05. How Computers Work
The ultimate goal of this book is to compile our language into machine code that runs natively on the CPU. To do that, we need to have some understanding of how computers work. So let’s take a high-level look at what a computer can do, without going into detail.
This chapter is an outline of what you need to know before starting the compiler project. Details will be introduced later.
5.1 Registers, Memory, and Instructions
The CPU takes a list of “instructions” to execute sequentially, which is stored in memory. There are instructions for arithmetic operations, such as adding or multiplying numbers. And there are also instructions for control flows that break sequential execution (branching), such as jumping to another instruction, calling functions, and returning from calls.
A CPU contains a fixed number of internal storage units called “registers”. A register stores a certain number of binary bits, often representing an integer, a pointer, or something else (everything is some binary bits). Computations are performed on registers, not directly in memory.
Let’s say you want to add up two numbers, the numbers must be loaded from memory into registers, then the CPU can perform the addition. The result of the addition is also stored in a register, which can be transferred back into memory later.
In summary, CPU instructions can be categorized as follows:
- Arithmetic: Computing on registers.
- Memory: Load or store between memory and registers.

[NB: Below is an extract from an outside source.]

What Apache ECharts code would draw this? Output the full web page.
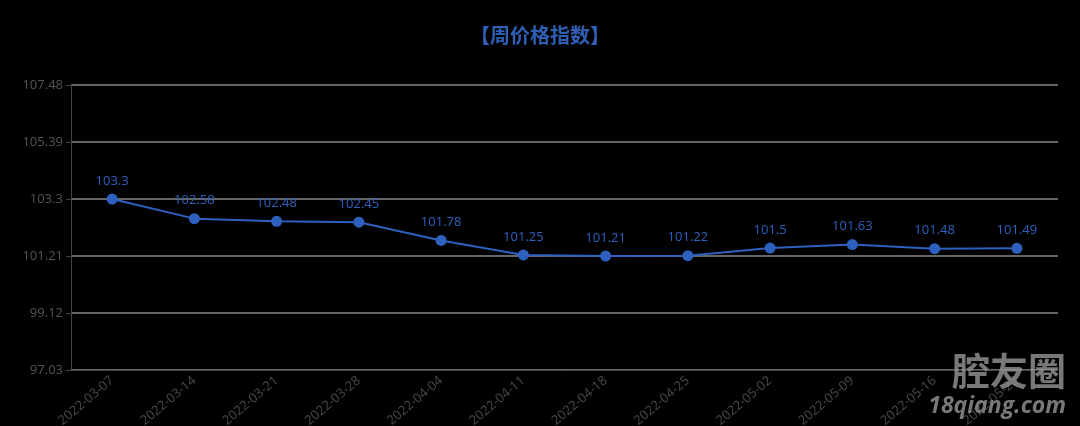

- Branching: Moving the execution around.
Note that CPU instructions do not always fall into a single category. In x86 (and x64), arithmetic instructions can also load or store memory. For example, in addition to adding up registers, x86 also allows adding a register to a memory location and vice versa (but not adding up 2 memory locations).
5.2 Function Calls and Stacks
There are usually 2 types of branch instructions:
- Jump to another instruction based on a condition, this is used for control flows such as if-then-else and loops.
- Function calls and returns.
Instructions for function calls are not essential. A compiler can use only the first type of branching to implement (emulate) calls and returns. However, there are some conventions for function calls.
When returning from a function call, how does the program know where
to go back? A common convention is that before jumping to the target
function, the caller pushes its position (the return address) into a
stack; thus, the callee knows where to return back by looking at the
stack. In x86, there are dedicated instructions that follow this
convention: the call
instruction pushes the current program
position into the stack and jumps to the target function, and the
ret
instruction does the reverse.
This is often referred to as the “calling convention”. There are other parts of the calling convention, such as how the stack is defined and how arguments are passed, which we’ll learn about later.
The stack also stores local variables in addition to the return address. You can see how local variables are “local” — they are removed from the stack when returning from a call.
5.3 System Calls
A program must interact with the operating system for input and output. The mechanism looks just like a normal function call: you call into an operating system routine, and the calling thread suspends until the call returns.
Programming in a high-level programming language such as C or Python rarely invokes system calls directly. The programmer relies on the language runtime or standard library to handle system calls under the hood.
However, since we are building a compiler from scratch, without an existing runtime, we’ll work on system calls directly later. A program that does not depend on a runtime or libraries is called a “freestanding” program.